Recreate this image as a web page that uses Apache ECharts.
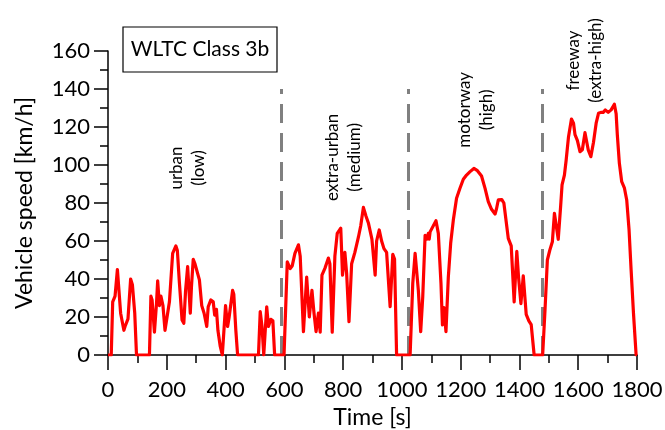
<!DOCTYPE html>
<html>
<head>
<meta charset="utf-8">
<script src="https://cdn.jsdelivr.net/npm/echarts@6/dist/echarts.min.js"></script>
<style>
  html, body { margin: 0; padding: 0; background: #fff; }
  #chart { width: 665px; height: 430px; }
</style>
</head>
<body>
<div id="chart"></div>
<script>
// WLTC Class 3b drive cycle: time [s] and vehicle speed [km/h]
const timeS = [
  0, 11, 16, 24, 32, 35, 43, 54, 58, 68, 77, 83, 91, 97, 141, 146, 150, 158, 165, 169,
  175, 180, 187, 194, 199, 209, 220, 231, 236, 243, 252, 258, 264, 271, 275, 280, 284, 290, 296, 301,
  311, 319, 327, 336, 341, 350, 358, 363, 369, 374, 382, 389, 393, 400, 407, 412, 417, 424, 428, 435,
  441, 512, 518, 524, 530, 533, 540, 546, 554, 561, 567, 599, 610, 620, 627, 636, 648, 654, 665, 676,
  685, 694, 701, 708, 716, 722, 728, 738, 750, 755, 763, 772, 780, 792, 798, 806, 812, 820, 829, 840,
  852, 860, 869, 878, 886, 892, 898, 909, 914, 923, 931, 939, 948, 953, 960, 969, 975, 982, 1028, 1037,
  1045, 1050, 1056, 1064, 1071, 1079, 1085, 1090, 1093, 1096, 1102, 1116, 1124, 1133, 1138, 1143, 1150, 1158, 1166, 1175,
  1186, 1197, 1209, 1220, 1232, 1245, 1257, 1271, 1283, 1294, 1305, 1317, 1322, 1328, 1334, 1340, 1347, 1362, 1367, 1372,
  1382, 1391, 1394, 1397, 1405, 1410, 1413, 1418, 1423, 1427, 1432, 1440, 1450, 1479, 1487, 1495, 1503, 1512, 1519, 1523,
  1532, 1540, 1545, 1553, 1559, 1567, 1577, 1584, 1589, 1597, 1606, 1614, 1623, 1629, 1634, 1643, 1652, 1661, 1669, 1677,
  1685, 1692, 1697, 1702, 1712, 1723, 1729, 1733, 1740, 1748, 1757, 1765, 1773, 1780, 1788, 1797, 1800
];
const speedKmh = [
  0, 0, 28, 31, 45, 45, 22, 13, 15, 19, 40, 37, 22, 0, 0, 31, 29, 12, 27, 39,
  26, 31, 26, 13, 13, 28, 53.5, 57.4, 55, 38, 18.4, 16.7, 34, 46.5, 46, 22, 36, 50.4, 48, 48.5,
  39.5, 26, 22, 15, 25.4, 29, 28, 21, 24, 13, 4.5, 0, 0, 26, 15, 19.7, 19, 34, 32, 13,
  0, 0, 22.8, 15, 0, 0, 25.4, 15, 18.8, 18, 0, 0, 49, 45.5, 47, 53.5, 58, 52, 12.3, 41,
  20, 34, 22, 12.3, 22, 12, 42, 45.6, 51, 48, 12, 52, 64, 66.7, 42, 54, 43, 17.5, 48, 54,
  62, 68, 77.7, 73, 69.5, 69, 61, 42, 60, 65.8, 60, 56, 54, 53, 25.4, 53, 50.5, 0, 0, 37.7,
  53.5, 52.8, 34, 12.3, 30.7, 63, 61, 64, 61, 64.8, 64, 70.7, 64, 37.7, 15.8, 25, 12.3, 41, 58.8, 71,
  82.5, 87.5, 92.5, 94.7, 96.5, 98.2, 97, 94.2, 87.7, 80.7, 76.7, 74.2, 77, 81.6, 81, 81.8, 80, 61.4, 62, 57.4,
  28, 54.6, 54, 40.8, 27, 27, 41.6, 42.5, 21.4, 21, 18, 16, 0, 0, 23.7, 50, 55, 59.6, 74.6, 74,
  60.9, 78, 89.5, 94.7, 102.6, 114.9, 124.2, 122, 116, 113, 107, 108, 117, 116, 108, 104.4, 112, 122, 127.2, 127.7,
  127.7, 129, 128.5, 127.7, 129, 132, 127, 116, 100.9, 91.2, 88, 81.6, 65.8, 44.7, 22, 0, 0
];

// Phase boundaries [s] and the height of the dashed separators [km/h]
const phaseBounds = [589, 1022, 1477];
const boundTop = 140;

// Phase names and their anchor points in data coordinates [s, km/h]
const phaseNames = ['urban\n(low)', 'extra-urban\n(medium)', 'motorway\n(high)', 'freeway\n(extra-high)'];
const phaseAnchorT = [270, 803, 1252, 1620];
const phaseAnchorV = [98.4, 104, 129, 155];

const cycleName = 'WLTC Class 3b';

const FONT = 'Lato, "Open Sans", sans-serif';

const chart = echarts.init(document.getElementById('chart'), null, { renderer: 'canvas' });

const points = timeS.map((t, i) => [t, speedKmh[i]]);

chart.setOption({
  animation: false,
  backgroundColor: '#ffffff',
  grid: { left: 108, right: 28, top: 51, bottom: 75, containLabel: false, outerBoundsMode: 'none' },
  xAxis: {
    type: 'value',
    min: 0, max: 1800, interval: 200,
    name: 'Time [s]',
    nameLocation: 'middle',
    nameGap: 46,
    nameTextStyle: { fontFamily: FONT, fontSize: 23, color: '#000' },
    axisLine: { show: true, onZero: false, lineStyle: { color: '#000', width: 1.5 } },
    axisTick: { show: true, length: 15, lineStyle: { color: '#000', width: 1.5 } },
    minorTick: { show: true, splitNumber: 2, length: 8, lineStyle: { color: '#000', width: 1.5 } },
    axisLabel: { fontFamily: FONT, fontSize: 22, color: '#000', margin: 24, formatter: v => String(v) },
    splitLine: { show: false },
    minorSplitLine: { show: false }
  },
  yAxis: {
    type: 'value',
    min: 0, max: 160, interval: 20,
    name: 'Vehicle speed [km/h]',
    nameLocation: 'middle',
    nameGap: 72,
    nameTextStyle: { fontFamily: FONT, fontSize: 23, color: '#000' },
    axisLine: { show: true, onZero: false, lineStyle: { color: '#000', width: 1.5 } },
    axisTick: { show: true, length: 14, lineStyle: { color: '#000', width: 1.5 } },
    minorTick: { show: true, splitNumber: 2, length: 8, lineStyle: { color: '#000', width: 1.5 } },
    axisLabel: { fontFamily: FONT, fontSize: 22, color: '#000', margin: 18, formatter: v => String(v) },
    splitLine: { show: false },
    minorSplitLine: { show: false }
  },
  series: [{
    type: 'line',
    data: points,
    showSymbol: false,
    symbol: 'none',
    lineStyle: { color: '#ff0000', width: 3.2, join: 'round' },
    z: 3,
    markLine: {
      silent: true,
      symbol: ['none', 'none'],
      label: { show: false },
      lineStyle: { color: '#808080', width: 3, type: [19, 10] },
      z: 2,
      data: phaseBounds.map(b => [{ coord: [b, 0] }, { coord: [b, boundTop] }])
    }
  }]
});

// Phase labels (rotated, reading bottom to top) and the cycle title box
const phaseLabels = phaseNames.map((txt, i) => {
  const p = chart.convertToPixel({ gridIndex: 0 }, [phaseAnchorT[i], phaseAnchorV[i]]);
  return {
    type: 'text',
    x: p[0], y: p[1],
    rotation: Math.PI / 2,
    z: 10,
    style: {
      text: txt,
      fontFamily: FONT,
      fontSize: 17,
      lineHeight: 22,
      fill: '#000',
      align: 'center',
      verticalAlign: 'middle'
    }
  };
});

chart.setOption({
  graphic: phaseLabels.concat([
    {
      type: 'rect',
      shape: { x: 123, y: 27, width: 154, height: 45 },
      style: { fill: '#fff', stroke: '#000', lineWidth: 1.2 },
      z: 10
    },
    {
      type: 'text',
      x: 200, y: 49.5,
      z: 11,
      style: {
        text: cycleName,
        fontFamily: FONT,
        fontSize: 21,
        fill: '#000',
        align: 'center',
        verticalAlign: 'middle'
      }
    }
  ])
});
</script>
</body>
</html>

::::::

* **BRIEF**
Take the data above and repeat it exactly, leaving each picture out.

* **ANSWER TO THIS EXERCISE**
Recreate this image as a web page that uses Apache ECharts.
<!DOCTYPE html>
<html>
<head>
<meta charset="utf-8">
<script src="https://cdn.jsdelivr.net/npm/echarts@6/dist/echarts.min.js"></script>
<style>
  html, body { margin: 0; padding: 0; background: #fff; }
  #chart { width: 665px; height: 430px; }
</style>
</head>
<body>
<div id="chart"></div>
<script>
// WLTC Class 3b drive cycle: time [s] and vehicle speed [km/h]
const timeS = [
  0, 11, 16, 24, 32, 35, 43, 54, 58, 68, 77, 83, 91, 97, 141, 146, 150, 158, 165, 169,
  175, 180, 187, 194, 199, 209, 220, 231, 236, 243, 252, 258, 264, 271, 275, 280, 284, 290, 296, 301,
  311, 319, 327, 336, 341, 350, 358, 363, 369, 374, 382, 389, 393, 400, 407, 412, 417, 424, 428, 435,
  441, 512, 518, 524, 530, 533, 540, 546, 554, 561, 567, 599, 610, 620, 627, 636, 648, 654, 665, 676,
  685, 694, 701, 708, 716, 722, 728, 738, 750, 755, 763, 772, 780, 792, 798, 806, 812, 820, 829, 840,
  852, 860, 869, 878, 886, 892, 898, 909, 914, 923, 931, 939, 948, 953, 960, 969, 975, 982, 1028, 1037,
  1045, 1050, 1056, 1064, 1071, 1079, 1085, 1090, 1093, 1096, 1102, 1116, 1124, 1133, 1138, 1143, 1150, 1158, 1166, 1175,
  1186, 1197, 1209, 1220, 1232, 1245, 1257, 1271, 1283, 1294, 1305, 1317, 1322, 1328, 1334, 1340, 1347, 1362, 1367, 1372,
  1382, 1391, 1394, 1397, 1405, 1410, 1413, 1418, 1423, 1427, 1432, 1440, 1450, 1479, 1487, 1495, 1503, 1512, 1519, 1523,
  1532, 1540, 1545, 1553, 1559, 1567, 1577, 1584, 1589, 1597, 1606, 1614, 1623, 1629, 1634, 1643, 1652, 1661, 1669, 1677,
  1685, 1692, 1697, 1702, 1712, 1723, 1729, 1733, 1740, 1748, 1757, 1765, 1773, 1780, 1788, 1797, 1800
];
const speedKmh = [
  0, 0, 28, 31, 45, 45, 22, 13, 15, 19, 40, 37, 22, 0, 0, 31, 29, 12, 27, 39,
  26, 31, 26, 13, 13, 28, 53.5, 57.4, 55, 38, 18.4, 16.7, 34, 46.5, 46, 22, 36, 50.4, 48, 48.5,
  39.5, 26, 22, 15, 25.4, 29, 28, 21, 24, 13, 4.5, 0, 0, 26, 15, 19.7, 19, 34, 32, 13,
  0, 0, 22.8, 15, 0, 0, 25.4, 15, 18.8, 18, 0, 0, 49, 45.5, 47, 53.5, 58, 52, 12.3, 41,
  20, 34, 22, 12.3, 22, 12, 42, 45.6, 51, 48, 12, 52, 64, 66.7, 42, 54, 43, 17.5, 48, 54,
  62, 68, 77.7, 73, 69.5, 69, 61, 42, 60, 65.8, 60, 56, 54, 53, 25.4, 53, 50.5, 0, 0, 37.7,
  53.5, 52.8, 34, 12.3, 30.7, 63, 61, 64, 61, 64.8, 64, 70.7, 64, 37.7, 15.8, 25, 12.3, 41, 58.8, 71,
  82.5, 87.5, 92.5, 94.7, 96.5, 98.2, 97, 94.2, 87.7, 80.7, 76.7, 74.2, 77, 81.6, 81, 81.8, 80, 61.4, 62, 57.4,
  28, 54.6, 54, 40.8, 27, 27, 41.6, 42.5, 21.4, 21, 18, 16, 0, 0, 23.7, 50, 55, 59.6, 74.6, 74,
  60.9, 78, 89.5, 94.7, 102.6, 114.9, 124.2, 122, 116, 113, 107, 108, 117, 116, 108, 104.4, 112, 122, 127.2, 127.7,
  127.7, 129, 128.5, 127.7, 129, 132, 127, 116, 100.9, 91.2, 88, 81.6, 65.8, 44.7, 22, 0, 0
];

// Phase boundaries [s] and the height of the dashed separators [km/h]
const phaseBounds = [589, 1022, 1477];
const boundTop = 140;

// Phase names and their anchor points in data coordinates [s, km/h]
const phaseNames = ['urban\n(low)', 'extra-urban\n(medium)', 'motorway\n(high)', 'freeway\n(extra-high)'];
const phaseAnchorT = [270, 803, 1252, 1620];
const phaseAnchorV = [98.4, 104, 129, 155];

const cycleName = 'WLTC Class 3b';

const FONT = 'Lato, "Open Sans", sans-serif';

const chart = echarts.init(document.getElementById('chart'), null, { renderer: 'canvas' });

const points = timeS.map((t, i) => [t, speedKmh[i]]);

chart.setOption({
  animation: false,
  backgroundColor: '#ffffff',
  grid: { left: 108, right: 28, top: 51, bottom: 75, containLabel: false, outerBoundsMode: 'none' },
  xAxis: {
    type: 'value',
    min: 0, max: 1800, interval: 200,
    name: 'Time [s]',
    nameLocation: 'middle',
    nameGap: 46,
    nameTextStyle: { fontFamily: FONT, fontSize: 23, color: '#000' },
    axisLine: { show: true, onZero: false, lineStyle: { color: '#000', width: 1.5 } },
    axisTick: { show: true, length: 15, lineStyle: { color: '#000', width: 1.5 } },
    minorTick: { show: true, splitNumber: 2, length: 8, lineStyle: { color: '#000', width: 1.5 } },
    axisLabel: { fontFamily: FONT, fontSize: 22, color: '#000', margin: 24, formatter: v => String(v) },
    splitLine: { show: false },
    minorSplitLine: { show: false }
  },
  yAxis: {
    type: 'value',
    min: 0, max: 160, interval: 20,
    name: 'Vehicle speed [km/h]',
    nameLocation: 'middle',
    nameGap: 72,
    nameTextStyle: { fontFamily: FONT, fontSize: 23, color: '#000' },
    axisLine: { show: true, onZero: false, lineStyle: { color: '#000', width: 1.5 } },
    axisTick: { show: true, length: 14, lineStyle: { color: '#000', width: 1.5 } },
    minorTick: { show: true, splitNumber: 2, length: 8, lineStyle: { color: '#000', width: 1.5 } },
    axisLabel: { fontFamily: FONT, fontSize: 22, color: '#000', margin: 18, formatter: v => String(v) },
    splitLine: { show: false },
    minorSplitLine: { show: false }
  },
  series: [{
    type: 'line',
    data: points,
    showSymbol: false,
    symbol: 'none',
    lineStyle: { color: '#ff0000', width: 3.2, join: 'round' },
    z: 3,
    markLine: {
      silent: true,
      symbol: ['none', 'none'],
      label: { show: false },
      lineStyle: { color: '#808080', width: 3, type: [19, 10] },
      z: 2,
      data: phaseBounds.map(b => [{ coord: [b, 0] }, { coord: [b, boundTop] }])
    }
  }]
});

// Phase labels (rotated, reading bottom to top) and the cycle title box
const phaseLabels = phaseNames.map((txt, i) => {
  const p = chart.convertToPixel({ gridIndex: 0 }, [phaseAnchorT[i], phaseAnchorV[i]]);
  return {
    type: 'text',
    x: p[0], y: p[1],
    rotation: Math.PI / 2,
    z: 10,
    style: {
      text: txt,
      fontFamily: FONT,
      fontSize: 17,
      lineHeight: 22,
      fill: '#000',
      align: 'center',
      verticalAlign: 'middle'
    }
  };
});

chart.setOption({
  graphic: phaseLabels.concat([
    {
      type: 'rect',
      shape: { x: 123, y: 27, width: 154, height: 45 },
      style: { fill: '#fff', stroke: '#000', lineWidth: 1.2 },
      z: 10
    },
    {
      type: 'text',
      x: 200, y: 49.5,
      z: 11,
      style: {
        text: cycleName,
        fontFamily: FONT,
        fontSize: 21,
        fill: '#000',
        align: 'center',
        verticalAlign: 'middle'
      }
    }
  ])
});
</script>
</body>
</html>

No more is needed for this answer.